What This Means for Rome
If Aeneas represents Rome's future: Rome will succeed through duty and sacrifice, but at the cost of joy, passion, and individual freedom. Roman citizens must sublimate personal desires for collective good.
If Turnus represents what Rome destroys: Roman expansion means crushing admirable enemies—Italian peoples who fought bravely for their homeland. Empire requires killing heroes.
If the ending is ambiguous: Virgil questions whether Rome's success justifies its cost. Can pietas justify killing a suppliant? Can duty excuse furor? These are uncomfortable questions for an epic commissioned by Augustus.
How to Use This in Essays
When writing about heroism, Aeneas, or Turnus, avoid simple judgments.

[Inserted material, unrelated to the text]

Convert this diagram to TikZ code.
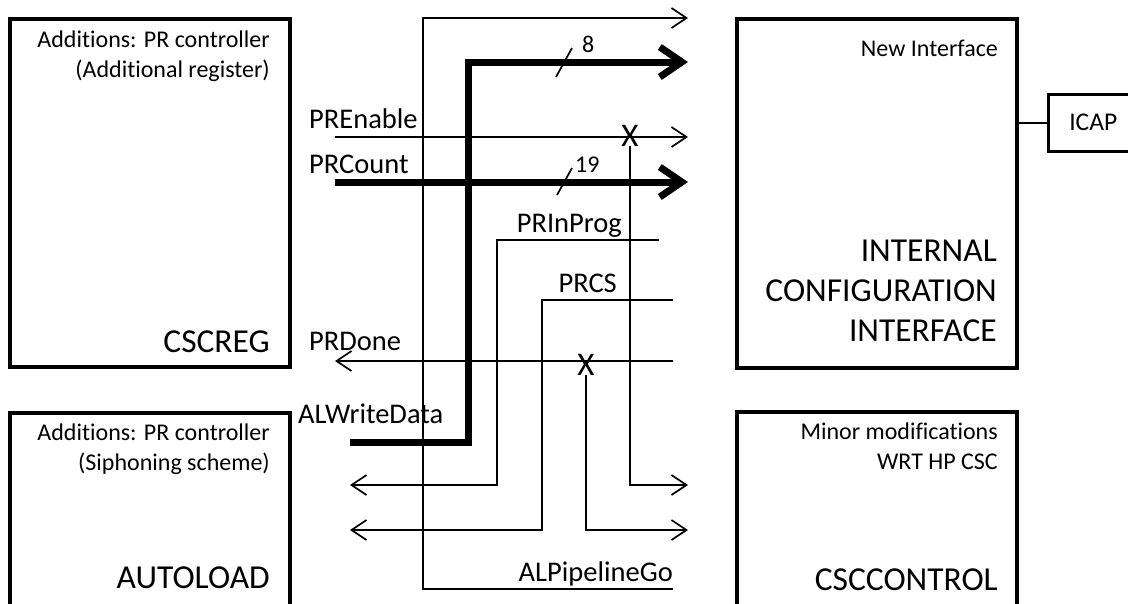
\documentclass[tikz,border=0pt]{standalone}
\usepackage{fontspec}
\setmainfont{Carlito}[Ligatures={NoCommon,NoContextual}, Contextuals=NoAlternate]
\usetikzlibrary{arrows.meta,positioning,calc}

\tikzset{
  blockbox/.style={draw, line width=4pt, minimum width=280pt, inner sep=0pt, outer sep=0pt, anchor=north west},
  sig/.style={line width=1.7pt},
  bus/.style={line width=7pt},
  thinarr/.style={-{Straight Barb[length=15pt,width=20pt]}},
  busarr/.style={-{Straight Barb[length=22pt,width=30pt]}},
  sml/.style={font=\fontsize{24}{30}\selectfont, inner sep=0pt},
  big/.style={font=\fontsize{33.5}{40}\selectfont, inner sep=0pt},
  lbl/.style={font=\fontsize{28.5}{34}\selectfont, inner sep=0pt},
  xmark/.style={font=\fontsize{33}{34}\selectfont, inner sep=0pt, anchor=base},
}

\begin{document}
\begin{tikzpicture}[x=1pt, y=-1pt]
\useasboundingbox (0,0) rectangle (1128,603);

% Blocks
\node[blockbox, minimum height=348pt] (cscreg) at (10,19) {};
\node[blockbox, minimum height=200pt] (autoload) at (10,413) {};
\node[blockbox, minimum height=349pt] (ici) at (737,19) {};
\node[blockbox, minimum height=200pt] (csccontrol) at (737,412) {};
\node[sml, font=\fontsize{25.5}{30}\selectfont, draw, line width=2.5pt, minimum width=90pt, minimum height=57pt, anchor=north west] (icap) at (1047,93) {ICAP};
\draw[sig] (icap.west) -- (icap.west -| ici.east);

% Block texts
\node[sml, align=right, anchor=north east] (regnote) at ([xshift=-20pt, yshift=-12pt]cscreg.north east) {Additions: PR controller\\(Additional register)};
\node[big, anchor=base east] (regname) at ([xshift=-20pt, yshift=15pt]cscreg.south east) {CSCREG};
\node[sml, align=right, anchor=north east] (alnote) at ([xshift=-20pt, yshift=-11pt]autoload.north east) {Additions: PR controller\\(Siphoning scheme)};
\node[big, anchor=base east] (alname) at (270,588) {AUTOLOAD};
\node[sml, anchor=north east] (icinote) at ([xshift=-19pt, yshift=-21pt]ici.north east) {New Interface};
\node[big, align=right, anchor=south east] (iciname) at ([xshift=-20pt, yshift=26pt]ici.south east) {INTERNAL\\CONFIGURATION\\INTERFACE};
\node[sml, align=right, anchor=north east] (ctlnote) at ([xshift=-19pt, yshift=-11pt]csccontrol.north east) {Minor modifications\\WRT HP CSC};
\node[big, anchor=base east] (ctlname) at (998,590) {CSCCONTROL};

% ALPipelineGo
\coordinate (pgoA) at (673,589);
\coordinate (pgoB) at (423,18);
\coordinate (pgoC) at (688,18);
\draw[sig, thinarr] (pgoA) -| (pgoB) -- (pgoC);
\node[lbl, anchor=base east] (pgolbl) at (673,581) {ALPipelineGo};

% ALWriteData (8 bits)
\coordinate (wdA) at (350,442);
\coordinate (wdB) at (468,62);
\coordinate (wdC) at (688,62);
\draw[bus, busarr] (wdA) -| (wdB) -- (wdC);
\node[lbl, anchor=base west] (wdlbl) at (298,423) {ALWriteData};
\draw[sig] (556,77) -- (572,48);
\node[sml, anchor=base west] (wdbits) at (582,52) {8};

% PREnable
\coordinate (enA) at (335,137);
\coordinate (enB) at (688,137);
\draw[sig, thinarr] (enA) -- (enB);
\node[lbl, anchor=base west] (enlbl) at (309,128) {PREnable};

% PRCount (19 bits)
\coordinate (cnA) at (335,182);
\coordinate (cnB) at (688,182);
\draw[bus, busarr] (cnA) -- (cnB);
\node[lbl, anchor=base west] (cnlbl) at (309,173) {PRCount};
\draw[sig] (557,195) -- (572,168);
\node[sml, anchor=base west] (cnbits) at (575,172) {19};

% crossing marks
\node[xmark] (xa) at (630,146) {X};
\coordinate (xaE) at (688,485);
\draw[sig, thinarr] (xa.south) |- (xaE);
\node[xmark] (xb) at (586,375) {X};
\coordinate (xbE) at (688,530);
\draw[sig, thinarr] (xb.south) |- (xbE);

% PRInProg
\coordinate (ipA) at (659,240);
\coordinate (ipB) at (497,485);
\coordinate (ipC) at (350,485);
\draw[sig, thinarr] (ipA) -| (ipB) -- (ipC);
\node[lbl, anchor=base east] (iplbl) at (622,232) {PRInProg};

% PRCS
\coordinate (csA) at (673,300);
\coordinate (csB) at (542,530);
\coordinate (csC) at (350,530);
\draw[sig, thinarr] (csA) -| (csB) -- (csC);
\node[lbl, anchor=base east] (cslbl) at (617,292) {PRCS};

% PRDone
\coordinate (dnA) at (673,361);
\coordinate (dnB) at (335,361);
\draw[sig, thinarr] (dnA) -- (dnB);
\node[lbl, anchor=base west] (dnlbl) at (309,350) {PRDone};

\end{tikzpicture}
\end{document}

The complexity IS the point.
Essay Strategies
Acknowledge both sides: "While Aeneas successfully fulfills his mission, the cost (abandoning Dido, killing Turnus) raises questions about whether pietas justifies all actions"
Use Turnus to critique Aeneas: "Turnus's passionate intensity makes Aeneas seem emotionally dead"
Use Aeneas to critique Turnus: "Turnus's refusal to accept peace costs thousands of Latin lives"
Compare to Homeric heroes: "Unlike Achilles, who fights for glory, Aeneas fights from duty—but like Achilles, he kills an enemy who begs for mercy"
Emphasize tragic elements: "Both heroes are trapped by their codes—Aeneas must obey fate, Turnus must defend honor. Neither can choose freedom"
The Ultimate Essay Point
The Aeneid asks: What kind of hero does civilization need? Homeric heroes (Turnus) are magnificent but destructive—they put personal glory over collective survival. Roman heroes (Aeneas) are effective but joyless—they sacrifice everything for duty. Virgil shows that neither model is fully satisfying. Heroism in the real world is always compromised, always tragic, always costly. This ambivalence—not celebration of Roman power—is what makes the Aeneid great literature rather than propaganda.